▶ _Task brief_
Return the listing below verbatim. Pictures do not belong in the copy.

▶ _Recorded data_
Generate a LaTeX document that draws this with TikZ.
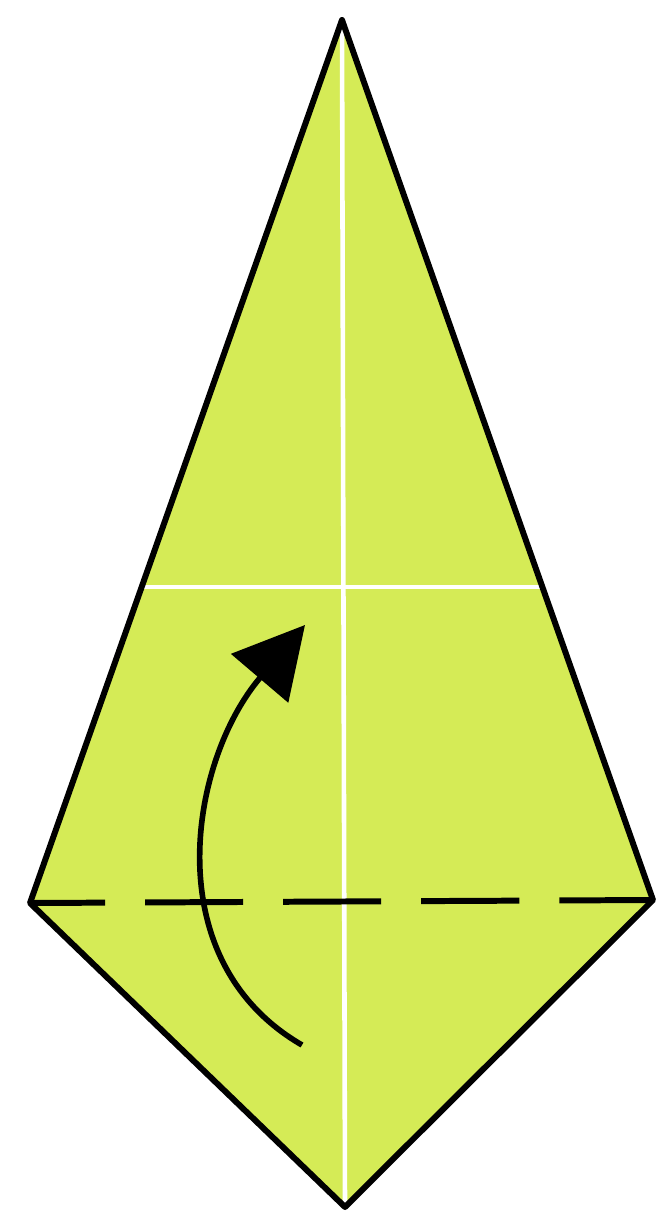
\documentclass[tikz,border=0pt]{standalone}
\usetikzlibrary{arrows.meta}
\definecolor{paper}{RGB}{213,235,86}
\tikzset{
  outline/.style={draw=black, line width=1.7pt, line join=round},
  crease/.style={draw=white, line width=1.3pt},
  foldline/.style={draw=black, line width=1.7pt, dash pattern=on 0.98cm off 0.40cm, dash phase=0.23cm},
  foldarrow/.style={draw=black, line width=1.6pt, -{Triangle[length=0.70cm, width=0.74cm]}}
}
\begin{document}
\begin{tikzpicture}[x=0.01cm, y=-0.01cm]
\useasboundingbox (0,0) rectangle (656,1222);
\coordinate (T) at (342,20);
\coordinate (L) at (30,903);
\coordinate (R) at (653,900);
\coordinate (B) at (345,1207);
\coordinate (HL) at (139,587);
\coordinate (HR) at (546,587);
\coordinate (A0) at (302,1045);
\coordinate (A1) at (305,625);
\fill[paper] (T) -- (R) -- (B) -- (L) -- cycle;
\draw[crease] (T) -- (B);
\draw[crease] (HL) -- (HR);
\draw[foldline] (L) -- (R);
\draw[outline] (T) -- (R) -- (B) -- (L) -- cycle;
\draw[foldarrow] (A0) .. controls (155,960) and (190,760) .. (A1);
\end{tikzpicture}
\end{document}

▶ _Exercise response_
Generate a LaTeX document that draws this with TikZ.
\documentclass[tikz,border=0pt]{standalone}
\usetikzlibrary{arrows.meta}
\definecolor{paper}{RGB}{213,235,86}
\tikzset{
  outline/.style={draw=black, line width=1.7pt, line join=round},
  crease/.style={draw=white, line width=1.3pt},
  foldline/.style={draw=black, line width=1.7pt, dash pattern=on 0.98cm off 0.40cm, dash phase=0.23cm},
  foldarrow/.style={draw=black, line width=1.6pt, -{Triangle[length=0.70cm, width=0.74cm]}}
}
\begin{document}
\begin{tikzpicture}[x=0.01cm, y=-0.01cm]
\useasboundingbox (0,0) rectangle (656,1222);
\coordinate (T) at (342,20);
\coordinate (L) at (30,903);
\coordinate (R) at (653,900);
\coordinate (B) at (345,1207);
\coordinate (HL) at (139,587);
\coordinate (HR) at (546,587);
\coordinate (A0) at (302,1045);
\coordinate (A1) at (305,625);
\fill[paper] (T) -- (R) -- (B) -- (L) -- cycle;
\draw[crease] (T) -- (B);
\draw[crease] (HL) -- (HR);
\draw[foldline] (L) -- (R);
\draw[outline] (T) -- (R) -- (B) -- (L) -- cycle;
\draw[foldarrow] (A0) .. controls (155,960) and (190,760) .. (A1);
\end{tikzpicture}
\end{document}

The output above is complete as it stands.